[Material for the task start]
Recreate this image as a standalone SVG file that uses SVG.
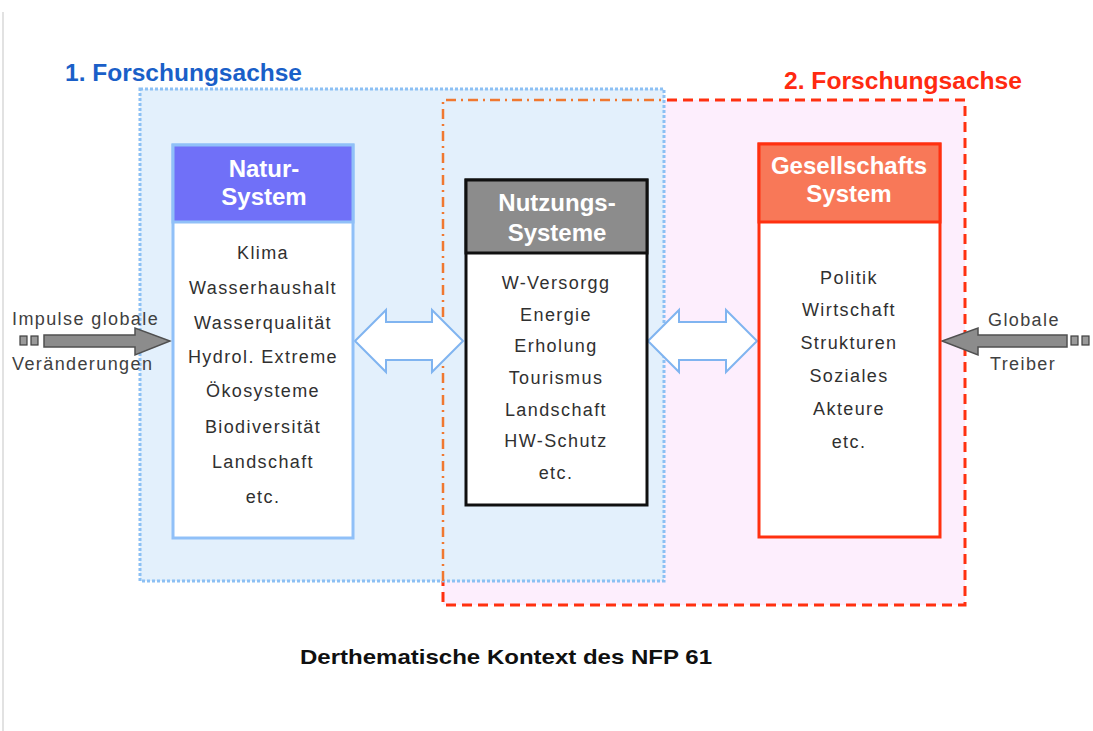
<svg xmlns="http://www.w3.org/2000/svg" width="1093" height="731" viewBox="0 0 1093 731">
<defs>
<style>
.t{font-family:"Liberation Sans",Arial,sans-serif;font-size:18px;letter-spacing:1.4px;fill:#303030;text-anchor:middle}
.h{font-family:"Liberation Sans",Arial,sans-serif;font-size:24px;font-weight:bold;fill:#ffffff;text-anchor:middle}
.lab{font-family:"Liberation Sans",Arial,sans-serif;font-size:18px;letter-spacing:1.4px;fill:#404040}
.dbl{fill:#ffffff;stroke:#80b4f0;stroke-width:2}
.gray{fill:#8c8c8c;stroke:#505050;stroke-width:1.5}
.sq{fill:#9a9a9a;stroke:#404040;stroke-width:1.2}
</style>
</defs>
<rect x="0" y="0" width="1093" height="731" fill="#ffffff"/>
<line x1="3" y1="12" x2="3" y2="731" stroke="#d8d8d8" stroke-width="1.5"/>

<g id="achse2">
<rect x="443" y="100" width="522" height="505" fill="#fdeefd" stroke="#ff3010" stroke-width="3" stroke-dasharray="10,6"/>
<text x="784" y="89" textLength="238" lengthAdjust="spacingAndGlyphs" font-family="Liberation Sans,Arial,sans-serif" font-size="23" font-weight="bold" fill="#ff2a10">2. Forschungsachse</text>
</g>
<g id="achse1">
<rect x="140" y="89" width="524" height="492" fill="#e3f0fc" stroke="#8cc0f4" stroke-width="3" stroke-dasharray="3,2"/>
<polyline points="443,581 443,100 664,100" fill="none" stroke="#f07830" stroke-width="2.5" stroke-dasharray="10,5,2,5"/>
<text x="65" y="81" textLength="237" lengthAdjust="spacingAndGlyphs" font-family="Liberation Sans,Arial,sans-serif" font-size="23" font-weight="bold" fill="#1a5fc8">1. Forschungsachse</text>
</g>

<g id="connectors">
<polygon class="dbl" points="355,341 386,310 386,322 432,322 432,310 463,341 432,372 432,360 386,360 386,372"/>
<polygon class="dbl" points="648,341 679,310 679,322 726,322 726,310 757,341 726,372 726,360 679,360 679,372"/>
<rect class="sq" x="20" y="336" width="7" height="9"/>
<rect class="sq" x="31" y="336" width="7" height="9"/>
<polygon class="gray" points="44,335 135,335 135,328 170,341 135,355 135,347 44,347"/>
<rect class="sq" x="1071" y="336" width="7" height="9"/>
<rect class="sq" x="1082" y="336" width="7" height="9"/>
<polygon class="gray" points="1067,335 978,335 978,328 942,341 978,355 978,347 1067,347"/>
<text class="lab" x="12" y="325">Impulse globale</text>
<text class="lab" x="12" y="370">Veränderungen</text>
<text class="lab" x="988" y="326">Globale</text>
<text class="lab" x="990" y="370">Treiber</text>
</g>

<g id="natur">
<rect x="173" y="145" width="180" height="393" fill="#ffffff" stroke="#90c0f8" stroke-width="3"/>
<rect x="173" y="145" width="180" height="77" fill="#7070f8" stroke="#90c0f8" stroke-width="3"/>
<text class="h" x="264" y="177">Natur-</text>
<text class="h" x="264" y="205">System</text>
<text class="t" x="263" y="259">Klima</text>
<text class="t" x="263" y="294">Wasserhaushalt</text>
<text class="t" x="263" y="329">Wasserqualität</text>
<text class="t" x="263" y="363">Hydrol. Extreme</text>
<text class="t" x="263" y="397">Ökosysteme</text>
<text class="t" x="263" y="433">Biodiversität</text>
<text class="t" x="263" y="468">Landschaft</text>
<text class="t" x="263" y="503">etc.</text>
</g>

<g id="nutzung">
<rect x="466" y="180" width="181" height="325" fill="#ffffff" stroke="#101010" stroke-width="3"/>
<rect x="466" y="180" width="181" height="73" fill="#8c8c8c" stroke="#101010" stroke-width="3"/>
<text class="h" x="557" y="211">Nutzungs-</text>
<text class="h" x="557" y="241">Systeme</text>
<text class="t" x="556" y="289">W-Versorgg</text>
<text class="t" x="556" y="321">Energie</text>
<text class="t" x="556" y="352">Erholung</text>
<text class="t" x="556" y="384">Tourismus</text>
<text class="t" x="556" y="416">Landschaft</text>
<text class="t" x="556" y="447">HW-Schutz</text>
<text class="t" x="556" y="479">etc.</text>
</g>

<g id="gesellschaft">
<rect x="759" y="144" width="181" height="393" fill="#ffffff" stroke="#ff3010" stroke-width="3"/>
<rect x="759" y="144" width="181" height="78" fill="#f87858" stroke="#ff3010" stroke-width="3"/>
<text class="h" x="849" y="174">Gesellschafts</text>
<text class="h" x="849" y="202">System</text>
<text class="t" x="849" y="284">Politik</text>
<text class="t" x="849" y="316">Wirtschaft</text>
<text class="t" x="849" y="349">Strukturen</text>
<text class="t" x="849" y="382">Soziales</text>
<text class="t" x="849" y="415">Akteure</text>
<text class="t" x="849" y="448">etc.</text>
</g>

<text x="300" y="664" textLength="412" lengthAdjust="spacingAndGlyphs" font-family="Liberation Sans,Arial,sans-serif" font-size="21" font-weight="bold" fill="#101010">Derthematische Kontext des NFP 61</text>
</svg>
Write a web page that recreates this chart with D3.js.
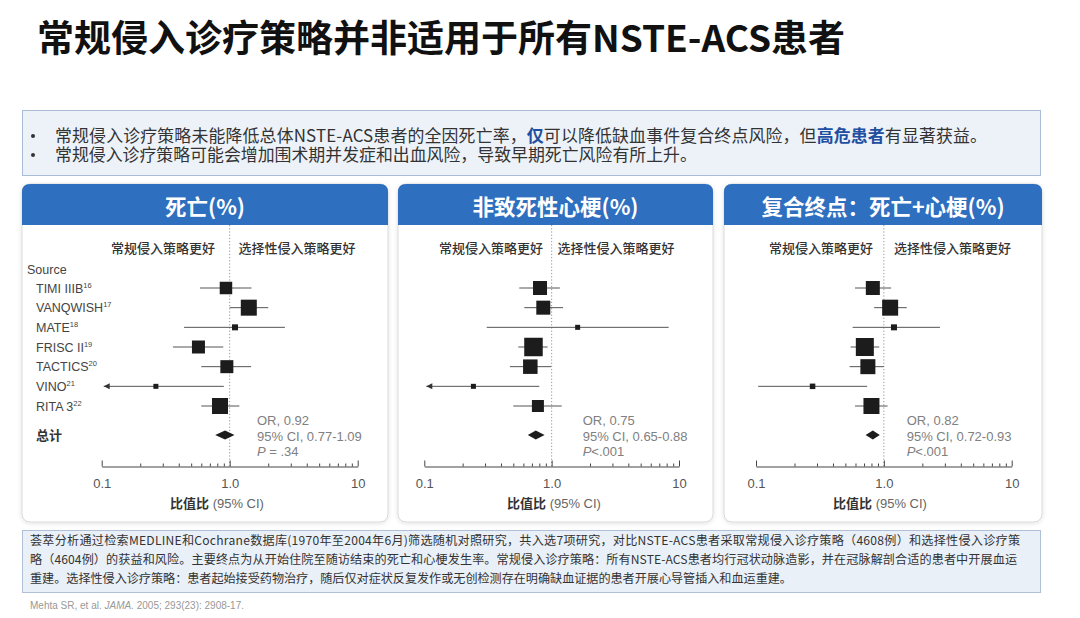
<!DOCTYPE html>
<html><head><meta charset="utf-8">
<script src="https://cdn.jsdelivr.net/npm/d3@7"></script>
<style>body{margin:0;background:#fff;} svg{display:block}</style>
</head><body>
<svg id="c" width="1080" height="618"></svg>
<script>
// ---------------- DATA ----------------
const pageTitle = "常规侵入诊疗策略并非适用于所有NSTE-ACS患者";
const studies = ["TIMI IIIB","VANQWISH","MATE","FRISC II","TACTICS","VINO","RITA 3"];
const refs    = ["16","17","18","19","20","21","22"];
const panelTitles = ["死亡(%)","非致死性心梗(%)","复合终点：死亡+心梗(%)"];

const deathOR = [0.935,1.41,1.10,0.57,0.95,0.265,0.84];
const deathLo = [0.586,1.00,0.44,0.36,0.60,0.08,0.60];
const deathHi = [1.48,2.00,2.70,0.89,1.47,0.90,1.19];
const deathW  = [12.5,16,6,13,13,5,16];

const miOR = [0.81,0.86,1.60,0.72,0.68,0.243,0.78];
const miLo = [0.557,0.61,0.309,0.547,0.47,0.08,0.50];
const miHi = [1.16,1.23,8.3,0.93,0.99,0.80,1.20];
const miW  = [14,14,5,18.5,14.5,5,12];

const compOR = [0.82,1.12,1.20,0.71,0.75,0.277,0.80];
const compLo = [0.595,0.84,0.57,0.55,0.54,0.104,0.595];
const compHi = [1.14,1.51,2.75,0.92,1.00,0.74,1.07];
const compW  = [14,16,6,18,15,5.5,16];

const pooledOR = [0.92,0.75,0.82];
const pooledLo = [0.77,0.65,0.72];
const pooledHi = [1.09,0.88,0.93];
const pText    = [" = .34","<.001","<.001"];

const tickValues = [0.1,1,10];
const tickLabels = ["0.1","1.0","10"];
const minorTicks = [0.2,0.3,0.4,0.5,0.6,0.7,0.8,0.9,2,3,4,5,6,7,8,9];

const bullets = [
  [["常规侵入诊疗策略未能降低总体NSTE-ACS患者的全因死亡率，",0],["仅",1],["可以降低缺血事件复合终点风险，但",0],["高危患者",1],["有显著获益。",0]],
  [["常规侵入诊疗策略可能会增加围术期并发症和出血风险，导致早期死亡风险有所上升。",0]]
];
const footerLines = [
  "荟萃分析通过检索MEDLINE和Cochrane数据库(1970年至2004年6月)筛选随机对照研究，共入选7项研究，对比NSTE-ACS患者采取常规侵入诊疗策略（4608例）和选择性侵入诊疗策",
  "略（4604例）的获益和风险。主要终点为从开始住院至随访结束的死亡和心梗发生率。常规侵入诊疗策略：所有NSTE-ACS患者均行冠状动脉造影，并在冠脉解剖合适的患者中开展血运",
  "重建。选择性侵入诊疗策略：患者起始接受药物治疗，随后仅对症状反复发作或无创检测存在明确缺血证据的患者开展心导管插入和血运重建。"
];
const colHeads = ["常规侵入策略更好","选择性侵入策略更好"];

// ---------------- LAYOUT ----------------
(function(){
const CJK = "'Noto Sans CJK SC','Noto Sans',sans-serif";
const LAT = "'Liberation Sans',Arial,sans-serif";
const svg = d3.select("#c");
const defs = svg.append("defs");
const f = defs.append("filter").attr("id","sh").attr("x","-5%").attr("y","-5%").attr("width","110%").attr("height","110%");
f.append("feDropShadow").attr("dx",0).attr("dy",1).attr("stdDeviation",2).attr("flood-color","#000").attr("flood-opacity",0.12);

// Title
svg.append("text").attr("x",37).attr("y",51.5).attr("font-family",CJK).attr("font-weight",700)
  .attr("font-size",37).attr("fill","#111").text(pageTitle);

// Bullet box
svg.append("rect").attr("x",22.5).attr("y",110.5).attr("width",1018).attr("height",65)
  .attr("fill","#edf2f9").attr("stroke","#a9bcd6");
const bulletLen = [932, null];
bullets.forEach((segs,i)=>{
  const yy = 141.5 + i*19;
  svg.append("circle").attr("cx",33).attr("cy",yy-5.5).attr("r",2).attr("fill","#333");
  const t = svg.append("text").attr("x",55).attr("y",yy).attr("font-family",CJK).attr("font-size",16.9).attr("fill","#333");
  if(bulletLen[i]) t.attr("textLength",bulletLen[i]).attr("lengthAdjust","spacing");
  segs.forEach(s=>t.append("tspan").text(s[0]).attr("fill",s[1]?"#1f4fa0":"#333").attr("font-weight",s[1]?700:400));
});

// Panels
const panels = [
  {box:[22,388], axis:[101.7,357.7], cl:163, cr:297, orX:257, xlab:217, or:deathOR, lo:deathLo, hi:deathHi, w:deathW},
  {box:[398,713], axis:[424.3,679], cl:491, cr:616, orX:582.7, xlab:554, or:miOR, lo:miLo, hi:miHi, w:miW},
  {box:[724,1042], axis:[756,1011.7], cl:821, cr:952.5, orX:906.7, xlab:880, or:compOR, lo:compLo, hi:compHi, w:compW}
];
const pTop=184, pBottom=522, headH=41, axisY=466.5;
const y = d3.scalePoint().domain(studies).range([288,406]);
const totalY = 435;
const size = d3.scaleLinear().domain([0,20]).range([0,20]);

panels.forEach((p,pi)=>{
  const g = svg.append("g");
  const bx=p.box[0], bw=p.box[1]-p.box[0];
  g.append("rect").attr("x",bx).attr("y",pTop).attr("width",bw).attr("height",pBottom-pTop)
    .attr("rx",8).attr("fill","#fff").attr("stroke","#d9d9d9").attr("filter","url(#sh)");
  const r=8;
  g.append("path").attr("fill","#2e6fbf")
    .attr("d",`M${bx},${pTop+headH} V${pTop+r} Q${bx},${pTop} ${bx+r},${pTop} H${bx+bw-r} Q${bx+bw},${pTop} ${bx+bw},${pTop+r} V${pTop+headH} Z`);
  g.append("text").attr("x",bx+bw/2).attr("y",pTop+headH/2+1).attr("text-anchor","middle").attr("dominant-baseline","central")
    .attr("font-family",CJK).attr("font-weight",700).attr("font-size",21.5).attr("fill","#fff").text(panelTitles[pi]);

  const x = d3.scaleLog().domain([0.1,10]).range(p.axis);

  [p.cl,p.cr].forEach((cx,i)=>g.append("text").attr("x",cx).attr("y",247).attr("text-anchor","middle")
    .attr("dominant-baseline","central").attr("font-family",CJK).attr("font-size",13).attr("font-weight",500)
    .attr("fill","#333").text(colHeads[i]));

  g.append("line").attr("x1",x(1)).attr("x2",x(1)).attr("y1",pTop+headH).attr("y2",axisY)
    .attr("stroke","#777").attr("stroke-width",0.8).attr("stroke-dasharray","1.2,2");

  const ax = d3.axisBottom(x).tickValues(tickValues).tickFormat((d,i)=>tickLabels[i])
    .tickSizeInner(-6).tickSizeOuter(0).tickPadding(12);
  const ag = g.append("g").attr("transform",`translate(0,${axisY})`).call(ax);
  ag.select(".domain").attr("stroke","#444");
  ag.selectAll(".tick line").attr("stroke","#444");
  ag.selectAll(".tick text").attr("font-family",LAT).attr("font-size",13).attr("fill","#555");
  const mg = g.append("g").attr("transform",`translate(0,${axisY})`)
    .call(d3.axisBottom(x).tickValues(minorTicks).tickFormat("").tickSizeInner(-3).tickSizeOuter(0));
  mg.select(".domain").remove();
  mg.selectAll(".tick line").attr("stroke","#444");

  const xl = g.append("text").attr("x",p.xlab).attr("y",508).attr("text-anchor","middle");
  xl.append("tspan").text("比值比").attr("font-family",CJK).attr("font-weight",700).attr("font-size",13).attr("fill","#333");
  xl.append("tspan").text(" (95% CI)").attr("font-family",LAT).attr("font-size",13).attr("fill","#666");

  const [dmin] = x.domain();
  studies.forEach((s,i)=>{
    const yy = y(s);
    const lo = Math.max(p.lo[i], dmin);
    const arrow = p.lo[i] < dmin;
    const x1 = arrow ? x(dmin)+2 : x(lo);
    g.append("line").attr("x1",x1).attr("x2",x(p.hi[i])).attr("y1",yy).attr("y2",yy)
      .attr("stroke","#555").attr("stroke-width",1);
    if(arrow){
      g.append("path").attr("d",`M${x1},${yy} L${x1+6},${yy-3} L${x1+6},${yy+3} Z`).attr("fill","#333");
    }
    const sz = size(p.w[i]);
    g.append("rect").attr("x",x(p.or[i])-sz/2).attr("y",yy-sz/2).attr("width",sz).attr("height",sz).attr("fill","#1c1c1c");
  });
  const dh=4.5;
  g.append("path").attr("fill","#1c1c1c")
    .attr("d",`M${x(pooledLo[pi])},${totalY} L${x(pooledOR[pi])},${totalY-dh} L${x(pooledHi[pi])},${totalY} L${x(pooledOR[pi])},${totalY+dh} Z`);

  const ot = [ `OR, ${pooledOR[pi].toFixed(2)}`, `95% CI, ${pooledLo[pi].toFixed(2)}-${pooledHi[pi].toFixed(2)}` ];
  ot.forEach((t,k)=>g.append("text").attr("x",p.orX).attr("y",425+k*15.5).attr("font-family",LAT).attr("font-size",13).attr("fill","#808080").text(t));
  const pt = g.append("text").attr("x",p.orX).attr("y",456).attr("font-family",LAT).attr("font-size",13).attr("fill","#808080");
  pt.append("tspan").text("P").attr("font-style","italic");
  pt.append("tspan").text(pText[pi]);

  if(pi===0){
    g.append("text").attr("x",27).attr("y",274).attr("font-family",LAT).attr("font-size",12.5).attr("fill","#444").text("Source");
    studies.forEach((s,i)=>{
      const t = g.append("text").attr("x",36).attr("y",y(s)+4.5).attr("font-family",LAT).attr("font-size",12.5).attr("fill","#444");
      t.append("tspan").text(s);
      t.append("tspan").text(refs[i]).attr("font-size",7.5).attr("dy",-5);
    });
    g.append("text").attr("x",36).attr("y",totalY+5).attr("font-family",CJK).attr("font-weight",700).attr("font-size",13).attr("fill","#333").text("总计");
  }
});

svg.append("rect").attr("x",22.5).attr("y",530.5).attr("width",1018).attr("height",62)
  .attr("fill","#eaf0f8").attr("stroke","#b0c0d8");
const footerLen = [990, 987, null];
footerLines.forEach((l,i)=>{
  const t = svg.append("text").attr("x",30).attr("y",545+i*19).attr("font-family",CJK)
    .attr("font-size",12.1).attr("fill","#333").text(l);
  if(footerLen[i]) t.attr("textLength",footerLen[i]).attr("lengthAdjust","spacing");
});
const cit = svg.append("text").attr("x",30).attr("y",609).attr("font-family",LAT).attr("font-size",10).attr("fill","#999");
cit.append("tspan").text("Mehta SR, et al. ");
cit.append("tspan").text("JAMA.").attr("font-style","italic");
cit.append("tspan").text(" 2005; 293(23): 2908-17.");
})();
</script>
</body></html>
[Material for the task end]
Which lines of the data above contain "that"? Copy each one.

| Response below |
Recreate this image as a standalone SVG file that uses SVG.
Write a web page that recreates this chart with D3.js.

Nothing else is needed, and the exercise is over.